▶ _WORK REQUIRED_
Return precisely the span of lines from the top of the material below to the line containing "# ----- Datos", both included. Pictures are excluded.

▶ _INFORMATION SHOWN_
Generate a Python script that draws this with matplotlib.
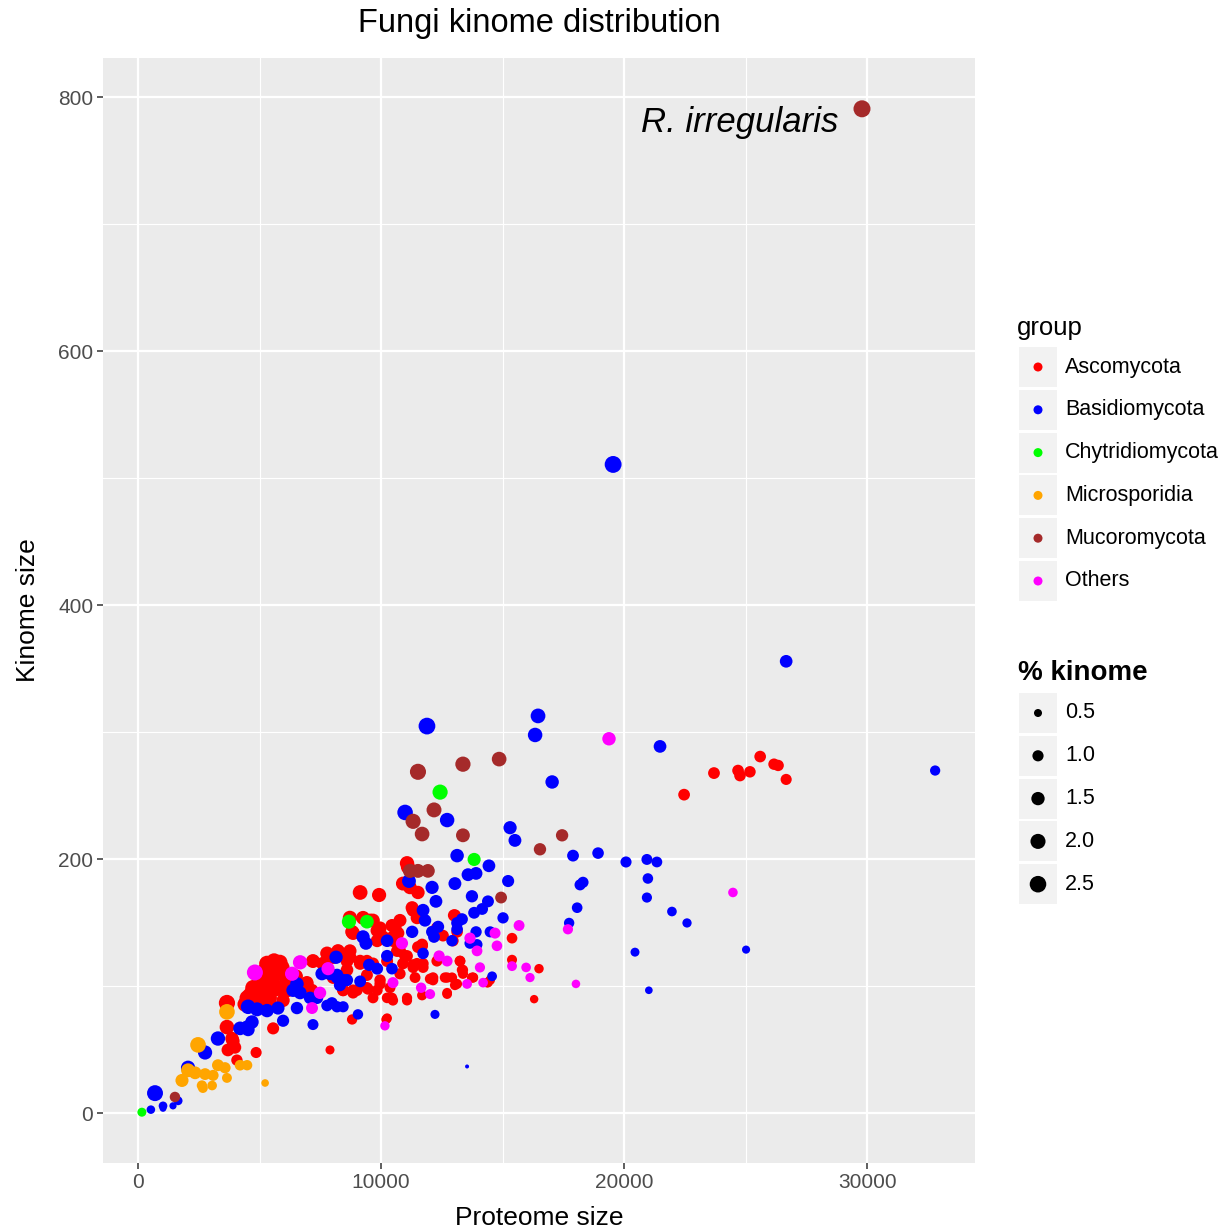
import numpy as np
import pandas as pd
import matplotlib
matplotlib.use("Agg")
import matplotlib.pyplot as plt
from matplotlib.patches import Rectangle

plt.rcParams['font.family'] = ['Liberation Sans', 'DejaVu Sans']

# ----- Datos (proteome size, kinome size) -----

asco_x = [23700, 22470, 24690, 24770, 25180, 25600, 26170, 26340, 26670,
          15390, 15390, 16500, 16300, 10250, 9140, 9920, 11110, 11520, 5560, 4860, 7900, 8810, 10210,
          3660, 3660, 3910, 3700, 4070, 3990, 3870,
          4490, 4900, 5310, 5720, 5140, 5560, 5430, 5970, 6130, 5930, 4730, 5020, 6950, 7200, 7780,
          8310, 8720, 9140, 8600, 8440, 8850, 9420, 9840, 10250, 10490, 11070, 11690, 9960, 10780,
          11320, 11730, 12140, 12720, 13250, 13370, 12720, 13130, 13790, 14400, 13040, 12960, 12300,
          11690, 11320, 10780, 10490, 10660, 10250, 9840, 9840, 8850, 9260, 9670, 8720, 8030, 7610,
          8030, 9670, 10370, 11190, 10900, 11070,
          5840, 4900, 5560, 4730, 5140, 5720, 4490, 5970, 6950, 7160, 6170, 5430, 9140, 9420, 9460,
          8440, 8850, 11280, 11480, 10580, 9960, 9550, 8810, 10080, 10490, 10780, 11070, 11520,
          13000, 13130, 12550, 8230, 8720, 8600, 9420, 9670, 10900, 11320, 11730, 12300, 13250,
          13370, 12630, 12020, 13790, 14360, 13040, 11400, 9960, 9010, 11070, 12720, 10450,
          10700, 11690, 10990, 11480, 13330, 13740, 14490, 12920, 10450, 12140,
          5200, 5500, 5800, 6000, 5100, 4700, 5300, 6300, 5600, 4400, 4600, 5900, 6500, 5000]
asco_y = [268, 251, 270, 266, 269, 281, 275, 274, 263,
          138, 121, 114, 90, 75, 174, 172, 194, 174, 67, 48, 50, 74, 74,
          87, 68, 57, 50, 42, 52, 59,
          91, 97, 118, 118, 107, 102, 91, 97, 107, 115, 99, 89, 102, 120, 126,
          126, 123, 120, 113, 97, 97, 99, 97, 91, 89, 89, 93, 105, 110,
          115, 118, 107, 107, 120, 110, 94, 102, 107, 103, 156, 136, 146,
          132, 160, 152, 139, 128, 120, 136, 144, 142, 154, 152, 154, 123, 118,
          107, 91, 99, 178, 181, 197,
          119, 110, 107, 97, 97, 98, 89, 89, 103, 97, 97, 87, 118, 109, 98,
          97, 95, 162, 154, 146, 146, 152, 143, 139, 136, 128, 124, 131,
          156, 143, 140, 128, 128, 120, 120, 118, 118, 117, 115, 120, 120,
          113, 107, 106, 107, 103, 101, 107, 102, 97, 91, 95, 148,
          142, 133, 124, 118, 113, 107, 105, 107, 91, 105,
          112, 105, 112, 100, 95, 90, 93, 100, 120, 86, 93, 110, 108, 103]

basi_x = [19550, 26670, 32800, 11890, 16460, 16340, 17040, 21480, 10990, 12720, 15310, 15510,
          17900, 18930, 20080, 20940, 21350, 20980, 18310, 18190, 18070, 17740, 21970, 22590,
          20450, 25020, 21020, 20940, 13540,
          13130, 14440, 13580, 13910, 13040, 15230, 12100, 11150, 13740, 12260, 14400, 14160,
          13830, 15020, 11730, 11810, 13330, 13130, 12350, 11280, 12100, 13910, 14490, 12180,
          13130, 12920, 13660, 13950, 10250, 9260, 9380, 11730, 10250, 8150, 9510, 10450, 9840,
          9140, 8190, 8440, 14570,
          7570, 7900, 8190, 8600, 8310, 6540, 6380, 6670, 7080, 7370, 7980, 8190, 8440, 7780,
          6540, 9050, 7200, 5970, 5760, 5310, 4900, 4530, 4690, 4490, 4200, 3290, 2760,
          700, 530, 1030, 1030, 1440, 1650, 2060, 4530, 12220]
basi_y = [511, 356, 270, 305, 313, 298, 261, 289, 237, 231, 225, 215,
          203, 205, 198, 200, 198, 185, 182, 180, 162, 150, 159, 150,
          127, 129, 97, 170, 37,
          203, 195, 188, 189, 181, 183, 178, 183, 171, 167, 167, 161,
          158, 154, 160, 152, 153, 150, 147, 143, 143, 143, 143, 139,
          145, 136, 134, 133, 136, 139, 134, 126, 124, 123, 117, 114, 114,
          104, 107, 105, 108,
          110, 110, 109, 105, 101, 102, 97, 95, 91, 91, 87, 84, 84, 85,
          83, 78, 70, 73, 83, 81, 82, 84, 72, 68, 67, 59, 48,
          16, 3, 6, 4, 6, 10, 36, 66, 78]

chyt_x = [12430, 13830, 8680, 9420, 160]
chyt_y = [253, 200, 151, 151, 1]

micr_x = [2470, 3660, 2060, 1810, 2350, 2760, 2630, 3090, 3290, 3580, 2670, 3050, 3660, 4200, 4490, 5230]
micr_y = [54, 80, 34, 26, 32, 31, 22, 30, 38, 36, 20, 22, 28, 38, 38, 24]

muco_x = [29790, 11520, 13370, 14860, 12180, 11320, 11690, 13370, 17450, 16540, 14940, 11190, 11520, 11930, 1520]
muco_y = [791, 269, 275, 279, 239, 230, 220, 219, 219, 208, 170, 191, 191, 191, 13]

otro_x = [19380, 24480, 17690, 18020, 15680, 14770, 13950, 14690, 14070, 15390, 15970, 16130, 12720,
          12390, 13540, 14200, 12020, 11650, 10160, 10490, 13660, 4810, 6670, 6340, 7490, 7160, 7820, 10860]
otro_y = [295, 174, 145, 102, 148, 132, 128, 142, 115, 116, 115, 107, 120,
          124, 102, 103, 94, 99, 69, 103, 138, 111, 119, 110, 95, 83, 114, 134]

grupos = ['Ascomycota', 'Basidiomycota', 'Chytridiomycota', 'Microsporidia', 'Mucoromycota', 'Others']
colores = ['#FF0000', '#0000FF', '#00FF00', '#FFA500', '#A52A2A', '#FF00FF']
size_breaks = [0.5, 1.0, 1.5, 2.0, 2.5]

datos = pd.concat([
    pd.DataFrame({'proteome': x, 'kinome': y, 'group': g})
    for x, y, g in zip([asco_x, basi_x, chyt_x, micr_x, muco_x, otro_x],
                       [asco_y, basi_y, chyt_y, micr_y, muco_y, otro_y], grupos)
], ignore_index=True)
datos['pct'] = datos['kinome'] / datos['proteome'] * 100

pmin, pmax = datos['pct'].min(), datos['pct'].max()


# escala de area tipo ggplot (diametro en pixeles -> s en pt^2)
def tamano(p):
    frac = np.clip((np.asarray(p) - pmin) / (pmax - pmin), 0, 1)
    d_px = 4 + 13 * np.sqrt(frac)
    return (d_px * 0.72) ** 2


#----- Grafica -----

fig = plt.figure(figsize=(12.3, 12.32), dpi=100)
ax = fig.add_axes([103 / 1230, 1 - 1163 / 1232, 872 / 1230, 1105 / 1232])
ax.set_facecolor('#EBEBEB')

for g, c in zip(grupos, colores):
    sub = datos[datos['group'] == g]
    ax.scatter(sub['proteome'], sub['kinome'], s=tamano(sub['pct']), color=c,
               edgecolors='none', zorder=3)

ax.set_xlim(-1440, 34440)
ax.set_ylim(-39, 831)
ax.set_xticks([0, 10000, 20000, 30000])
ax.set_yticks([0, 200, 400, 600, 800])
ax.set_xticks([5000, 15000, 25000], minor=True)
ax.set_yticks([100, 300, 500, 700], minor=True)
ax.grid(True, which='major', color='white', linewidth=1.6, zorder=1)
ax.grid(True, which='minor', color='white', linewidth=0.8, zorder=1)
ax.set_axisbelow(True)
for sp in ax.spines.values():
    sp.set_visible(False)
ax.tick_params(which='major', length=4, width=1.1, color='#333333', labelcolor='#4D4D4D',
               labelsize=15, pad=3)
ax.tick_params(which='minor', length=0)

ax.set_xlabel('Proteome size', fontsize=19, labelpad=10)
ax.set_ylabel('Kinome size', fontsize=19, labelpad=13)
ax.set_title('Fungi kinome distribution', fontsize=23.5, pad=18.5)

# etiqueta de R. irregularis
top = datos.loc[datos['kinome'].idxmax()]
ax.annotate('R. irregularis', xy=(top['proteome'], top['kinome']), xytext=(-17, -10),
            textcoords='offset points', ha='right', va='center', fontsize=25,
            style='italic', color='black')

#----- Leyendas (en pixeles) -----

lax = fig.add_axes([0, 0, 1, 1], zorder=5)
lax.set_xlim(0, 1230)
lax.set_ylim(1232, 0)
lax.axis('off')

lax.text(1017, 328, 'group', fontsize=18.5, ha='left', va='center')
for i, (g, c) in enumerate(zip(grupos, colores)):
    yc = 367 + i * 42.8
    lax.add_patch(Rectangle((1019, yc - 20), 38, 40, facecolor='#F2F2F2', edgecolor='none'))
    lax.scatter([1038], [yc], s=(9 * 0.72) ** 2, color=c, edgecolors='none')
    lax.text(1065, yc, g, fontsize=15.5, ha='left', va='center')

lax.text(1018, 673, '% kinome', fontsize=20, fontweight='bold', ha='left', va='center')
for i, b in enumerate(size_breaks):
    yc = 713 + i * 42.8
    lax.add_patch(Rectangle((1019, yc - 20), 38, 40, facecolor='#F2F2F2', edgecolor='none'))
    lax.scatter([1038], [yc], s=tamano(b), color='black', edgecolors='none')
    lax.text(1065, yc, f'{b:.1f}', fontsize=15.5, ha='left', va='center')

fig.savefig('out.png', dpi=100)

▶ _SOLUTION TO THIS PROBLEM_
Generate a Python script that draws this with matplotlib.
import numpy as np
import pandas as pd
import matplotlib
matplotlib.use("Agg")
import matplotlib.pyplot as plt
from matplotlib.patches import Rectangle

plt.rcParams['font.family'] = ['Liberation Sans', 'DejaVu Sans']

# ----- Datos (proteome size, kinome size) -----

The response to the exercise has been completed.